CHECK constraints enforce business rules by validating data at the database level — rejecting inserts or updates that violate the condition. This prevents invalid data like negative prices, out-of-range ages, or invalid statuses from entering the database. CHECK constraints work across multiple columns and can use comparison operators and logical AND/OR. Implementing validation at the database prevents bypass through direct SQL manipulation while application-only validation can be circumvented.

CREATE TABLE employees (
    emp_id INT PRIMARY KEY,
    name VARCHAR(100),
    salary DECIMAL(10,2) CHECK (salary > 0),
    age INT CHECK (age >= 18 AND age <= 70),
    status VARCHAR(20) CHECK (status IN ('active', 'inactive', 'on_leave')),
    end_date DATE CHECK (end_date IS NULL OR end_date > CURDATE())
);

Why it matters: CHECK constraints enforce data validity at the database level, preventing invalid data from multiple sources. This demonstrates understanding of constraint-based design and data quality.

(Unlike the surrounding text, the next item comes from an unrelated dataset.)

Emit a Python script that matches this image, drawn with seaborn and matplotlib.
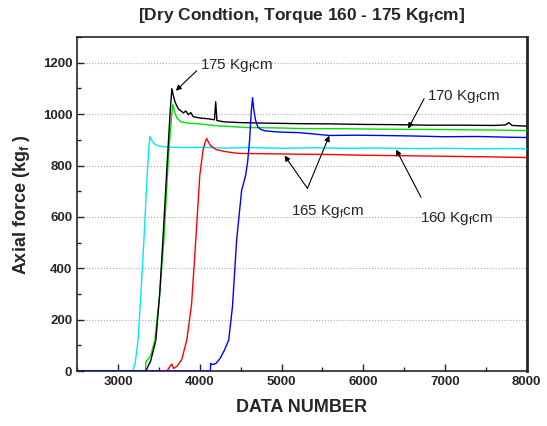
import numpy as np
import pandas as pd
import matplotlib
matplotlib.use("Agg")
import matplotlib.pyplot as plt
from matplotlib.ticker import MultipleLocator
import seaborn as sns

# data (DATA NUMBER vs axial force)
cyan_x = [2500, 3180, 3210, 3245, 3280, 3317, 3350, 3375, 3390, 3410, 3440, 3500, 3600, 3800, 4000,
          4300, 4600, 5000, 5400, 5800, 6200, 6600, 7000, 7400, 7800, 8000]
cyan_y = [0, 0, 30, 120, 300, 510, 720, 860, 913, 900, 885, 876, 872, 870, 871,
          868, 870, 867, 869, 867, 868, 866, 867, 865, 866, 865]

red_x = [2500, 3598, 3640, 3659, 3680, 3720, 3780, 3841, 3900, 3951, 4000, 4040, 4070, 4085, 4100,
         4130, 4200, 4300, 4400, 4500, 4800, 5200, 5600, 6000, 6500, 7000, 7500, 8000]
red_y = [0, 0, 20, 27, 10, 18, 45, 120, 260, 509, 760, 860, 895, 905, 895,
         878, 862, 855, 850, 847, 846, 844, 843, 840, 838, 836, 834, 831]

green_x = [2500, 3335, 3341, 3400, 3451, 3510, 3561, 3620, 3660, 3671, 3690, 3720, 3770, 3850, 3963,
           4200, 4573, 5000, 5220, 5800, 6400, 7000, 7600, 8000]
green_y = [0, 0, 35, 60, 120, 300, 509, 850, 1010, 1037, 1010, 985, 970, 965, 963,
           955, 948, 946, 944, 943, 941, 940, 938, 936]

black_x = [2500, 3340, 3400, 3463, 3510, 3549, 3600, 3640, 3659, 3675, 3700, 3740, 3800, 3830, 3860,
           3890, 3920, 4000, 4100, 4180, 4195, 4210, 4300, 4500, 4800, 5200, 5600, 6000, 6400, 6800,
           7200, 7600, 7740, 7780, 7820, 8000]
black_y = [0, 0, 40, 120, 300, 509, 800, 1020, 1099, 1075, 1045, 1020, 1005, 1012, 998,
           1006, 990, 985, 982, 978, 1048, 975, 970, 967, 965, 963, 962, 960, 959, 957,
           957, 956, 958, 967, 956, 953]

blue_x = [2500, 4130, 4134, 4160, 4200, 4250, 4300, 4354, 4400, 4451, 4512, 4560, 4585, 4610, 4630,
          4646, 4660, 4680, 4710, 4750, 4800, 4900, 5000, 5220, 5585, 5900, 6195, 6600, 7000, 7400,
          7800, 8000]
blue_y = [0, 0, 30, 25, 30, 50, 80, 120, 250, 509, 703, 760, 812, 900, 1010,
          1064, 1020, 980, 950, 940, 935, 932, 930, 928, 917, 918, 917, 915, 912, 913,
          910, 909]

series = [(cyan_x, cyan_y, "#00e8ff"), (red_x, red_y, "#ff0000"), (green_x, green_y, "#00e000"),
          (black_x, black_y, "#000000"), (blue_x, blue_y, "#0000ff")]

sns.set_style("ticks")
plt.rcParams['font.family'] = ['Liberation Sans', 'DejaVu Sans']
plt.rcParams['mathtext.fontset'] = 'custom'
plt.rcParams['mathtext.rm'] = 'Liberation Sans'
plt.rcParams['mathtext.it'] = 'Liberation Sans'
plt.rcParams['mathtext.bf'] = 'Liberation Sans:bold'

fig = plt.figure(figsize=(5.47, 4.26), dpi=100)
ax = fig.add_axes([0.141, 0.129, 0.822, 0.784])

for xs, ys, c in series:
    sns.lineplot(x=xs, y=ys, color=c, linewidth=1, ax=ax, estimator=None, sort=False, zorder=3)

ax.set_xlim(2500, 8000)
ax.set_ylim(0, 1300)
ax.xaxis.set_major_locator(MultipleLocator(1000))
ax.xaxis.set_minor_locator(MultipleLocator(500))
ax.yaxis.set_major_locator(MultipleLocator(200))
ax.yaxis.set_minor_locator(MultipleLocator(100))
ax.tick_params(which='major', direction='in', length=5, width=1, labelsize=9.5)
ax.tick_params(which='minor', direction='in', length=3, width=1)
for lab in ax.get_xticklabels() + ax.get_yticklabels():
    lab.set_fontweight('bold')
ax.yaxis.grid(True, linestyle=':', color='#aaaaaa', linewidth=0.8)
ax.set_axisbelow(True)
for s in ax.spines.values():
    s.set_linewidth(1.2)
ax.spines['right'].set_linewidth(2)

ax.set_xlabel("DATA NUMBER", fontsize=13, fontweight='bold', labelpad=8)
ax.set_ylabel(r"Axial force (kg$_\mathbf{f}$ )", fontsize=13, fontweight='bold', labelpad=8)
ax.set_title(r"[Dry Condtion, Torque 160 - 175 Kg$_\mathbf{f}$cm]", fontsize=12.5, fontweight='bold', pad=12)

arw = dict(arrowstyle='-|>', color='black', lw=0.8, mutation_scale=8, shrinkA=0, shrinkB=0)
fs = 11
ax.text(4000, 1177, r"175 Kg$_f$cm", fontsize=fs, va='baseline')
ax.annotate("", xy=(3707, 1091), xytext=(3963, 1169), arrowprops=arw)
ax.text(6780, 1056, r"170 Kg$_f$cm", fontsize=fs, va='baseline')
ax.annotate("", xy=(6550, 944), xytext=(6744, 1060), arrowprops=arw)
ax.text(5122, 606, r"165 Kg$_f$cm", fontsize=fs, va='baseline')
ax.annotate("", xy=(5037, 839), xytext=(5317, 711), arrowprops=arw)
ax.annotate("", xy=(5585, 916), xytext=(5317, 711), arrowprops=arw)
ax.text(6695, 579, r"160 Kg$_f$cm", fontsize=fs, va='baseline')
ax.annotate("", xy=(6402, 862), xytext=(6707, 676), arrowprops=arw)

fig.savefig("out.png", dpi=100)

Real applications: E-commerce validates prices > 0, inventory > 0. HR systems validate age ranges, salary minimums. Financial systems enforce debit balance limits, percentage ranges.

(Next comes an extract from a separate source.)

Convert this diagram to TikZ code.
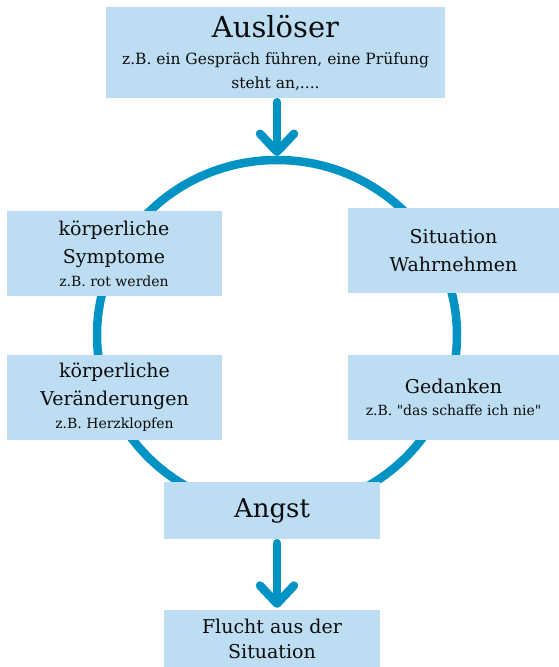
\documentclass[tikz,border=0pt]{standalone}
\usepackage{fontspec}
\setmainfont{DejaVu Serif}
\usetikzlibrary{arrows.meta}
\definecolor{boxblue}{HTML}{BDDDF3}
\definecolor{ringblue}{HTML}{0093C4}
\newcommand{\klein}{\fontsize{14}{20}\selectfont}

\begin{document}
\begin{tikzpicture}[
    x=1pt, y=-1pt,
    box/.style={fill=boxblue, inner sep=0pt, align=center, text=black!95,
                font=\fontsize{19}{28}\selectfont},
    ring/.style={draw=ringblue, line width=8.5pt},
    flow/.style={draw=ringblue, line width=8.5pt, line cap=round, shorten <=4pt,
                 -{Straight Barb[length=18pt, width=34pt, line cap=round, line join=round]}}
  ]
  \useasboundingbox (0,0) rectangle (559,667);

  % --- Kreislauf ---
  \draw[ring] (277,335) ellipse [x radius=180, y radius=175];
  \coordinate (ringtop) at (277,156);

  % --- Kaesten ---
  \node[box, minimum width=339pt, minimum height=91pt, font=\fontsize{15.5}{24}\selectfont]
    (trigger) at (275.5,52.5)
    {{\fontsize{29}{34}\selectfont Auslöser}\\[3pt]
     z.B. ein Gespräch führen, eine Prüfung\\ steht an,....};
  \node[box, minimum width=215pt, minimum height=85pt] (symptoms) at (114,253.5)
    {körperliche\\ Symptome\\[-5pt] \klein z.B. rot werden};
  \node[box, minimum width=215pt, minimum height=85pt] (changes) at (114.5,397.5)
    {körperliche\\ Veränderungen\\[-5pt] \klein z.B. Herzklopfen};
  \node[box, minimum width=211pt, minimum height=85pt] (perceive) at (453.5,250.5)
    {Situation\\ Wahrnehmen};
  \node[box, minimum width=211pt, minimum height=85pt] (thoughts) at (453.5,397.5)
    {Gedanken\\[-6pt] \klein z.B. \textquotedbl das schaffe ich nie\textquotedbl};
  \node[box, minimum width=216pt, minimum height=57pt, font=\fontsize{26}{30}\selectfont]
    (anxiety) at (272,510.5) {Angst};
  \node[box, minimum width=216pt, minimum height=57pt, font=\fontsize{19}{25}\selectfont]
    (escape) at (272,638.5) {Flucht aus der\\ Situation};

  % --- Pfeile ---
  \draw[flow] (trigger.south -| ringtop) -- (ringtop);
  \draw[flow] (anxiety.south -| ringtop) -- ([yshift=2pt]escape.north -| ringtop);

\end{tikzpicture}
\end{document}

Common mistakes: Relying only on application-level validation without CHECK constraints, creating overly complex CHECK conditions that become hard to maintain, or forgetting that CHECK constraints don't prevent bypass through direct SQL in some databases.

In MySQL, database and schema refer to the same concept — a logical grouping of tables and objects. Other databases like Oracle or SQL Server distinguish between them where schema is a namespace within a database. A single MySQL server contains multiple databases, each with its own tables, indexes, and user permissions. You select which database to use, and all subsequent queries operate on that database's objects.

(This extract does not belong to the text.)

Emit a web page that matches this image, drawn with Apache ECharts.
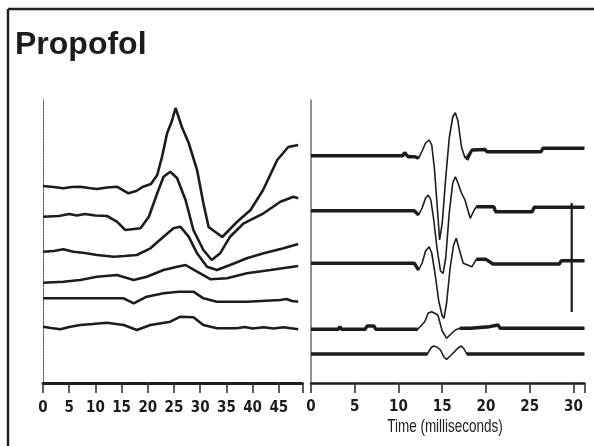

-- Create database (same as schema in MySQL)
CREATE DATABASE e_commerce;
CREATE SCHEMA e_commerce;  -- Equivalent

-- Switch to database
USE e_commerce;

-- Create table in selected database
CREATE TABLE products (...);

-- List all databases
SHOW DATABASES;

-- View tables in current database
SHOW TABLES;

Why it matters: Understanding database organization and concepts transfers across SQL database systems. This is fundamental to database administration and multi-tenant application design.

Real applications: Development, testing, and production often use separate databases for isolation. Multi-tenant applications create separate databases per customer for data segregation.

Common mistakes: Confusing MySQL terminology with PostgreSQL or Oracle where schema has different meaning. Not understanding that changing database requires explicit USE statement, causing queries to fail on wrong database.

Comments document SQL code for future maintenance and team understanding. Single-line comments use -- or #, multi-line comments use /* */. Comments are ignored during execution and don't affect performance. Well-commented SQL explains complex business logic, assumptions about data, performance considerations, and the purpose of queries. Comments in stored procedures and triggers are especially important since that code is often revisited long after creation.

-- Single-line comment
SELECT * FROM users WHERE status = 'active';  # Another single-line

/* Multi-line comment
   explaining complex business logic
   across multiple lines */
SELECT u.*, COUNT(o.order_id) as total_orders
FROM users u
LEFT JOIN orders o ON u.user_id = o.user_id
WHERE u.status = 'active'
GROUP BY u.user_id;

Why it matters: Code readability and maintainability matter in production environments. Understanding documentation practices reflects professional development standards and team collaboration skills.

Real applications: Complex queries with multiple joins get extensive comments explaining the business purpose. Stored procedures include comments about parameters, expected behavior, and assumptions.

Common mistakes: Non-existent or outdated comments that mislead developers, over-commenting obvious code, or using comments to disable code instead of version control, leaving confusing cruft in production SQL.

SHOW DATABASES lists all databases available on the MySQL server that the current user has privileges to access. SHOW TABLES displays all tables within the currently selected database. Both are utility commands for database navigation and discovery. SHOW DATABASES requires no selected database context, while SHOW TABLES requires you to first USE a database, otherwise it throws an error about no database selected.

-- List all databases available to current user
SHOW DATABASES;
-- Output: information_schema, mysql, performance_schema, myapp_db, etc.

-- Must select database first
USE myapp_db;

-- List all tables in selected database
SHOW TABLES;
-- Output: users, products, orders, payments, etc.

-- Show table structure
DESCRIBE users;  -- or SHOW COLUMNS FROM users;

Why it matters: These commands are fundamental navigation tools for database administration. Knowing how to explore database structure demonstrates SQL proficiency and practical experience.

Real applications: Developers use these commands when connecting to unfamiliar databases to understand available data structures. DBAs use them for inventory and permission auditing.

Common mistakes: Trying SHOW TABLES without USE database causing error, assuming SHOW DATABASES includes tables, or not understanding that SHOW DATABASES is limited by current user permissions seeing only allowed databases.